Day 2 of our healthy living (We went to a barbecue at my baking friend's house yesterday. Oops!): Joke's healthy chicken salad! I refer to it as hers because I found the recipe on her blog, but whatever! K. and I went shopping together and bought so much stuff. I had three recipes with me and ticked off everything I needed. This time I remembered to take a picture!

Pretty, no?

I only left out the fennel. I wanted to use Greek yogurt instead of plain nonfat yogurt, like Joke (or should I say: my blogster friend's blogging sister) suggested, but I'm such a ditsy girl and I didn't know which Greek yogurt to choose. It's supposed to be healthy, but I only found Nestle yogurt. Doesn't sound very healthy to me! Anyway, there was something that tasted weird and overly sweet to me. Maybe I'm just not used to having yogurt in my food?
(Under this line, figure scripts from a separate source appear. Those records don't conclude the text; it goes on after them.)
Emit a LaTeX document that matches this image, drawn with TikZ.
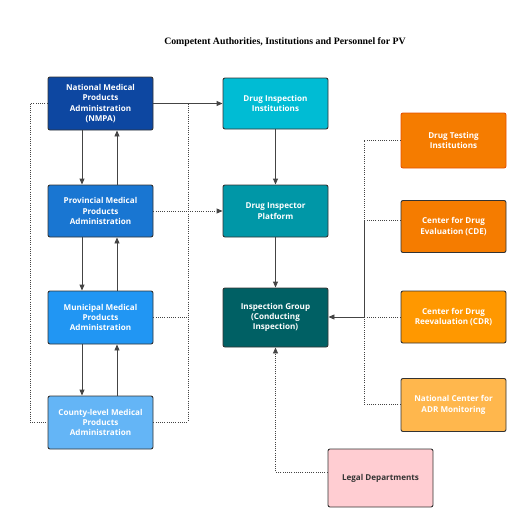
\documentclass[tikz,border=0pt]{standalone}
\usepackage{fontspec}
\setmainfont{Open Sans}[BoldFont={Open Sans Bold}]
\newfontfamily\titlefont{Liberation Serif}
\usetikzlibrary{arrows.meta}
\definecolor{cNMPA}{HTML}{0D47A1}
\definecolor{cProv}{HTML}{1976D2}
\definecolor{cMun}{HTML}{2196F3}
\definecolor{cCounty}{HTML}{64B5F6}
\definecolor{cDII}{HTML}{00BCD4}
\definecolor{cDIP}{HTML}{0097A7}
\definecolor{cIG}{HTML}{006064}
\definecolor{cDT}{HTML}{F57C00}
\definecolor{cDTb}{HTML}{E65100}
\definecolor{cCDE}{HTML}{F57C00}
\definecolor{cCDR}{HTML}{FF9800}
\definecolor{cADR}{HTML}{FFB74D}
\definecolor{cLegal}{HTML}{FFCDD2}
\definecolor{cLine}{HTML}{444444}
\definecolor{cBorder}{HTML}{333333}
\tikzset{
  box/.style={draw=cBorder, line width=0.9pt, rounded corners=2pt,
    minimum width=105pt, align=center, text=white,
    font=\fontsize{8.1}{10.3}\selectfont\bfseries, inner sep=2pt},
  conn/.style={draw=cLine, line width=0.9pt},
  arr/.style={conn, -{Triangle[length=6pt,width=5pt]}},
  dot/.style={draw=cLine, line width=0.9pt, dash pattern=on 1pt off 1.2pt},
  darr/.style={dot, -{Triangle[length=6pt,width=5pt]}},
}
\begin{document}
\begin{tikzpicture}[x=1pt,y=-1pt]
\useasboundingbox (0,0) rectangle (521,527);
\node[font=\titlefont\fontsize{9.8}{12}\selectfont\bfseries] (title) at (285,42) {Competent Authorities, Institutions and Personnel for PV};

\node[box, fill=cNMPA, minimum height=53pt] (nmpa) at (100.5,103.5) {National Medical\\Products\\Administration\\(NMPA)};
\node[box, fill=cProv, minimum height=52pt] (prov) at (100.5,211) {Provincial Medical\\Products\\Administration};
\node[box, fill=cMun, minimum height=53pt] (mun) at (100.5,317.5) {Municipal Medical\\Products\\Administration};
\node[box, fill=cCounty, minimum height=53pt] (county) at (100.5,422.5) {County-level Medical\\Products\\Administration};

\node[box, fill=cDII, minimum height=51pt] (dii) at (275.5,103.5) {Drug Inspection\\Institutions};
\node[box, fill=cDIP, minimum height=52pt] (dip) at (275.5,211) {Drug Inspector\\Platform};
\node[box, fill=cIG, minimum height=59pt] (ig) at (275.5,317.5) {Inspection Group\\(Conducting\\Inspection)};

\node[box, fill=cDT, draw=cDTb, minimum height=55pt] (dt) at (453.5,140.5) {Drug Testing\\Institutions};
\node[box, fill=cCDE, minimum height=52pt] (cde) at (453.5,226.5) {Center for Drug\\Evaluation (CDE)};
\node[box, fill=cCDR, minimum height=52pt] (cdr) at (453.5,317) {Center for Drug\\Reevaluation (CDR)};
\node[box, fill=cADR, minimum height=53pt] (adr) at (453.5,405) {National Center for\\ADR Monitoring};
\node[box, fill=cLegal, text=cBorder, minimum height=58pt] (legal) at (380.5,478) {Legal Departments};

% left column vertical arrows
\draw[arr] ([xshift=-18.5pt]nmpa.south) -- ([xshift=-18.5pt]prov.north);
\draw[arr] ([xshift=16.5pt]prov.north) -- ([xshift=16.5pt]nmpa.south);
\draw[arr] ([xshift=-18.5pt]prov.south) -- ([xshift=-18.5pt]mun.north);
\draw[arr] ([xshift=16.5pt]mun.north) -- ([xshift=16.5pt]prov.south);
\draw[arr] ([xshift=-18.5pt]mun.south) -- ([xshift=-18.5pt]county.north);
\draw[arr] ([xshift=16.5pt]county.north) -- ([xshift=16.5pt]mun.south);

% left dotted loop
\coordinate (lT) at (30,103.5);
\coordinate (lB) at (30,422.5);
\draw[dot] (nmpa.west) -- (lT) -- (lB) -- (county.west);

% right of left column
\coordinate (rT) at (188,103.5);
\coordinate (rP) at (188,211);
\coordinate (rM) at (188,317.5);
\coordinate (rC) at (188,422.5);
\draw[dot] (rT) -- (rC);
\draw[dot] (mun.east) -- (rM);
\draw[dot] (county.east) -- (rC);
\draw[dot] (prov.east) -- (rP);
\draw[darr] (rP) -- (dip.west);
\draw[arr] (nmpa.east) -- (dii.west);

% middle column
\draw[arr] (dii.south) -- (dip.north);
\draw[arr] (dip.south) -- (ig.north);

% right bus
\coordinate (bDT) at (364,140.5);
\coordinate (bCDE) at (364,220);
\coordinate (bCDR) at (364,317);
\coordinate (bADR) at (364,404);
\draw[dot] (dt.west) -- (bDT) -- (bCDE);
\draw[dot] (cde.west |- bCDE) -- (bCDE);
\draw[conn] (bCDE) -- (bCDR);
\draw[dot] (cdr.west) -- (bCDR);
\draw[dot] (adr.west |- bADR) -- (bADR) -- (bCDR);
\draw[arr] (bCDR) -- (ig.east |- bCDR);

% legal
\coordinate (lg) at (275.5,472);
\draw[darr] (legal.west |- lg) -- (lg) -- (ig.south);
\end{tikzpicture}
\end{document}
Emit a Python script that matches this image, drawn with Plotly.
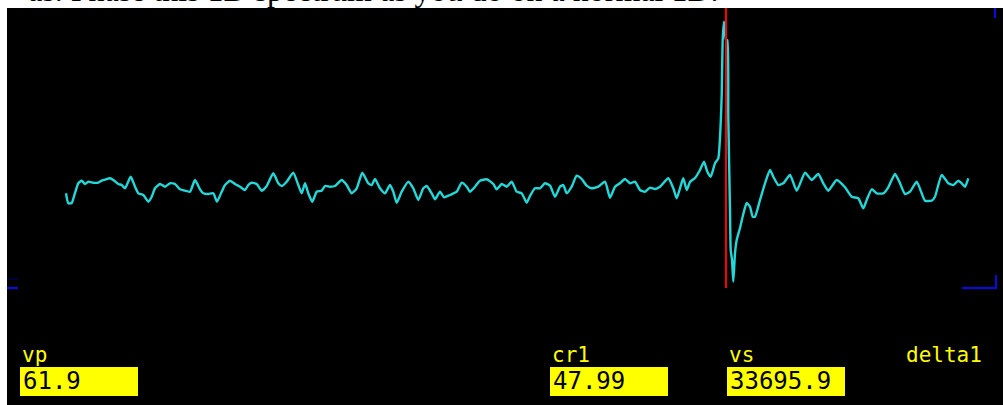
import plotly.graph_objects as go

# Spectrum trace (horizontal position in display points, intensity above cursor baseline)
x_pts = [66, 68.3, 71.7, 75, 78.3, 81.7, 85, 88.3, 93.3, 98.3,
         101.7, 110, 113.3, 118.3, 121.7, 125, 130.7, 135, 138.3, 143.3,
         148.3, 151.7, 155, 160, 165, 170, 175, 180, 185, 190,
         195, 200, 203.3, 208.3, 213.3, 217, 221.7, 225, 230, 235,
         240, 245, 248.3, 251.7, 256.7, 261.7, 266.7, 273.3, 278.3, 281.7,
         286.7, 293.3, 298.3, 301.7, 305, 308.3, 312.3, 316.7, 321.7, 325,
         330, 335, 341.7, 346.7, 351.7, 356.7, 362.3, 368.3, 371.7, 375,
         380, 385, 390, 393.3, 396.7, 401.7, 408.3, 413.3, 418.3, 423.3,
         426.7, 431.7, 435, 440, 444, 450, 456.7, 461.7, 466.7, 470,
         475, 480, 486.7, 493.3, 496.7, 501.7, 506.7, 511.7, 516.7, 521.7,
         526.7, 530, 535, 540, 545, 550, 555, 560, 563.3, 566.7,
         571.7, 576.7, 581.7, 586.7, 591.7, 598.3, 605, 610, 615, 620,
         625, 630, 635, 640, 645, 650, 655, 660, 668.3, 673.3,
         676.7, 680, 683.3, 686.7, 690, 695, 700, 704, 707.3, 710.7,
         715, 718.3, 720.7, 721.7, 722.7, 724, 726, 727.3, 728.3, 730,
         730.7, 732, 733.3, 735, 736.7, 740, 743.3, 746.7, 750, 752.7,
         755, 760, 765, 770, 773.3, 778.3, 783.3, 790, 796.7, 805,
         811.7, 818.3, 823.3, 828.3, 836.7, 845, 851.7, 858.3, 863.3, 866.7,
         871.7, 876.7, 883.3, 888.3, 895, 900, 905, 910, 916.7, 921.7,
         925, 931.7, 935, 941.7, 948.3, 953.3, 958.3, 961.7, 965, 968.3]

intensity = [94.7, 84.7, 85, 95, 104.7, 107.3, 104, 106.3, 105.3, 105.3,
             107.3, 109.7, 108, 104, 103, 99.7, 111.3, 101.3, 94.7, 93,
             86.3, 91.3, 99.7, 104, 101.3, 104.7, 104, 98.7, 97.3, 96.3,
             108, 98.7, 94.7, 94, 94.7, 86.3, 96.3, 103, 107.3, 104,
             101.3, 98, 103, 105.3, 104, 97.3, 102, 114.7, 104.7, 102,
             106.3, 115.3, 103, 94.7, 104.7, 94.7, 86.3, 96.3, 97.3, 102,
             101.3, 102, 108, 103, 94.7, 99.7, 115.3, 104.7, 103, 109,
             99.7, 94.7, 103, 96.3, 85.3, 96.3, 106.3, 99.7, 88, 99.7,
             102, 94.7, 88.7, 96.3, 90.7, 93, 96.3, 105.3, 101.3, 96.3,
             101.3, 107.3, 108.7, 104, 98.7, 104, 101.3, 106.3, 96.3, 94.7,
             85.3, 92, 99.7, 99.7, 104.7, 102.3, 91.3, 101.3, 103, 94.7,
             101.3, 112.3, 109, 102.3, 99.7, 101.3, 106.3, 90.3, 101.3, 104.7,
             109, 104.7, 106.3, 98, 96.3, 100.3, 99, 101.3, 109.7, 99.7,
             89.7, 99.7, 109.7, 98, 106, 110, 118, 126.3, 116.3, 111.3,
             124.7, 129.7, 164.7, 193, 248, 266.3, 248, 248, 171.3, 78,
             38, 28, 6.3, 34.7, 48, 60, 74, 85, 81.3, 71.3,
             71.3, 88, 104.7, 118, 111.3, 103, 104.7, 113, 97.3, 115.3,
             108, 114, 104.7, 97.3, 108, 100.7, 91.3, 89.7, 79.7, 88,
             98.7, 94.7, 94.7, 100.7, 114, 104.7, 94, 96.3, 106.3, 94.7,
             87.3, 87.3, 91.3, 113, 104.7, 103, 107.3, 104.7, 101.3, 109.7]

cursor_x = 726

field_labels = ["vp", "cr1", "vs", "delta1"]
field_values = ["61.9", "47.99", "33695.9", ""]
field_left = [20, 550, 727, 904]

caption = "as. Phase this 1D spectrum as you do on a normal 1D."

W, H = 1003, 405
ML, MT = 7, 8
BASE = 288  # pixel row of zero intensity


def py(p):
    """pixel row -> intensity coordinate"""
    return BASE - p


fig = go.Figure()
fig.add_trace(go.Scatter(x=x_pts, y=intensity, mode="lines",
                         line=dict(color="#22D8D8", width=2.4, shape="spline", smoothing=0.5),
                         hoverinfo="skip", showlegend=False))

shapes = []
# cursor
shapes.append(dict(type="line", xref="x", yref="y", x0=cursor_x, x1=cursor_x,
                   y0=py(288), y1=py(8), line=dict(color="#FF0000", width=2)))
# blue scale marks
shapes.append(dict(type="line", xref="x", yref="y", x0=7, x1=18, y0=py(288), y1=py(288),
                   line=dict(color="#0A0AE6", width=2)))
shapes.append(dict(type="line", xref="x", yref="y", x0=7, x1=18, y0=py(279), y1=py(279),
                   line=dict(color="#000070", width=1)))
shapes.append(dict(type="line", xref="x", yref="y", x0=962, x1=996, y0=py(288), y1=py(288),
                   line=dict(color="#0A0AE6", width=2)))
shapes.append(dict(type="line", xref="x", yref="y", x0=996, x1=996, y0=py(289), y1=py(275),
                   line=dict(color="#0A0AE6", width=2)))
shapes.append(dict(type="line", xref="x", yref="y", x0=995, x1=995, y0=py(8), y1=py(18),
                   line=dict(color="#0A0AE6", width=2)))

annotations = []
for lab, val, xl in zip(field_labels, field_values, field_left):
    annotations.append(dict(x=xl, y=py(355), xref="x", yref="y", text=lab,
                            showarrow=False, xanchor="left", yanchor="middle",
                            font=dict(family="DejaVu Sans Mono", size=21, color="#FFFF00")))
    if val:
        shapes.append(dict(type="rect", xref="x", yref="y", x0=xl, x1=xl + 118,
                           y0=py(396), y1=py(367), fillcolor="#FFFF00",
                           line=dict(width=0), layer="above"))
        annotations.append(dict(x=xl + 1, y=py(381), xref="x", yref="y", text=val,
                                showarrow=False, xanchor="left", yanchor="middle",
                                font=dict(family="DejaVu Sans Mono", size=24, color="#000000")))

annotations.append(dict(x=26, y=py(10), xref="x", yref="y", text=caption,
                        showarrow=False, xanchor="left", yanchor="bottom",
                        font=dict(family="Liberation Serif", size=32, color="#000000")))

fig.update_layout(
    width=W, height=H,
    margin=dict(l=ML, r=0, t=MT, b=0, pad=0),
    paper_bgcolor="#FFFFFF", plot_bgcolor="#000000",
    xaxis=dict(range=[ML, W], visible=False, fixedrange=True),
    yaxis=dict(range=[py(H), py(MT)], visible=False, fixedrange=True),
    shapes=shapes, annotations=annotations, showlegend=False,
)

fig.write_html("out.html", config={"displayModeBar": False},
               post_script="document.body.style.margin='0';document.body.style.overflow='hidden';")
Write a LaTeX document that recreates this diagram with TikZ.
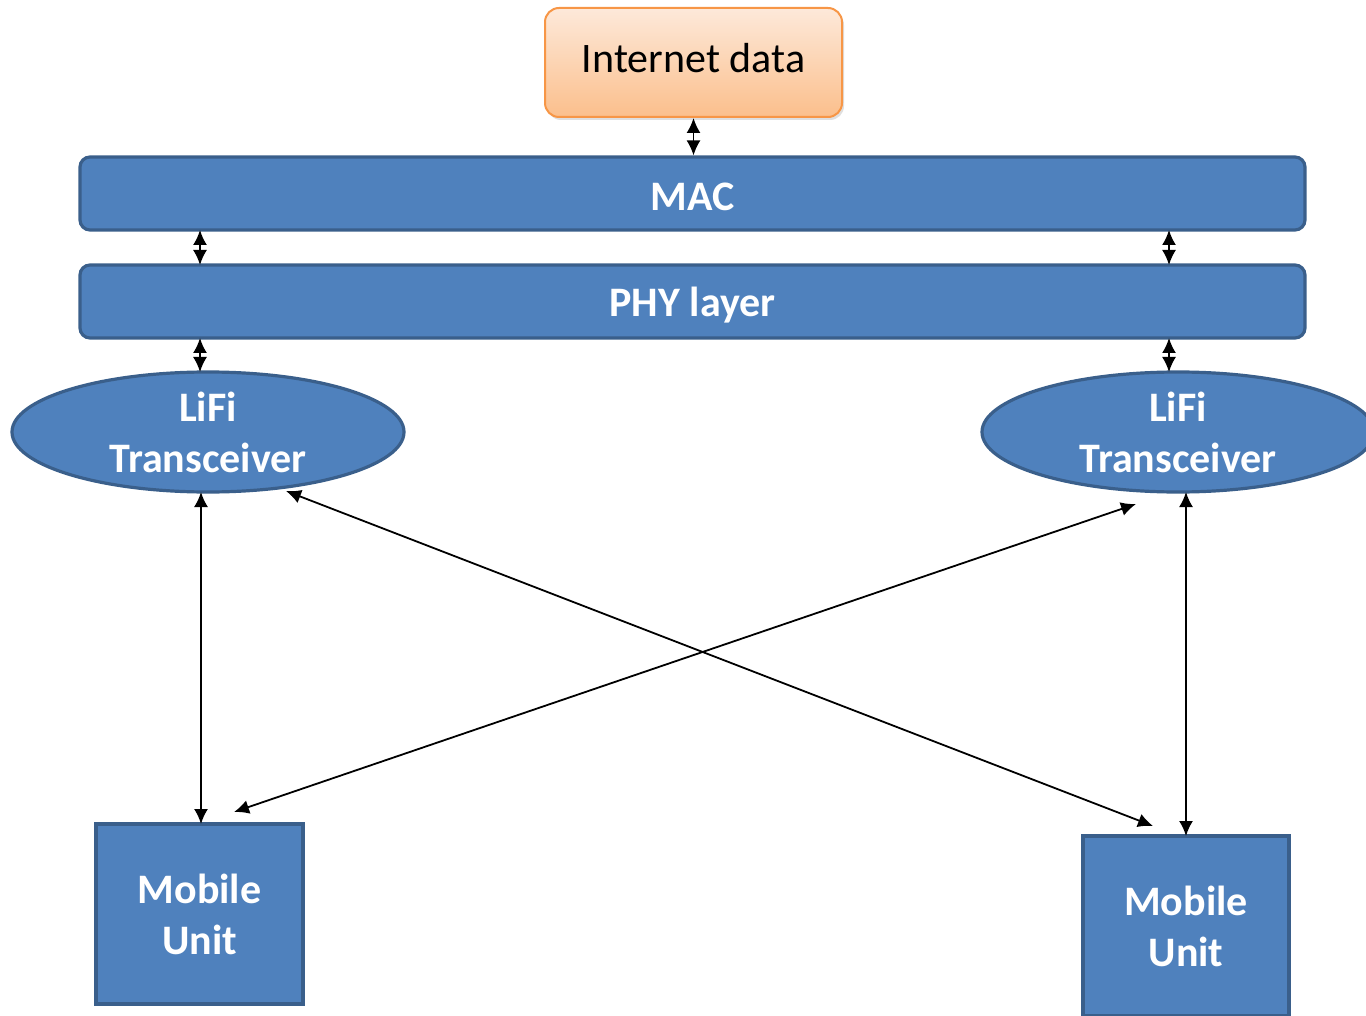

I think I'm going to try it with cucumber instead of celery next time. Apparently, I only like celery when it's cooked. K. said he could have this salad every day for lunch!

Also, we had an appointment at the bank this morning to discuss refinancing our mortgage (Is it actually called refinancing when you rearrange a mortgage so that you get a lower interest rate and a shorter term? I'm not sure). I always get so stressed when I have to go to the bank for stuff like that, and I don't even know why. It just always makes me feel terrible and sad, as if just going to the bank will actually cost me all my savings. Oh well!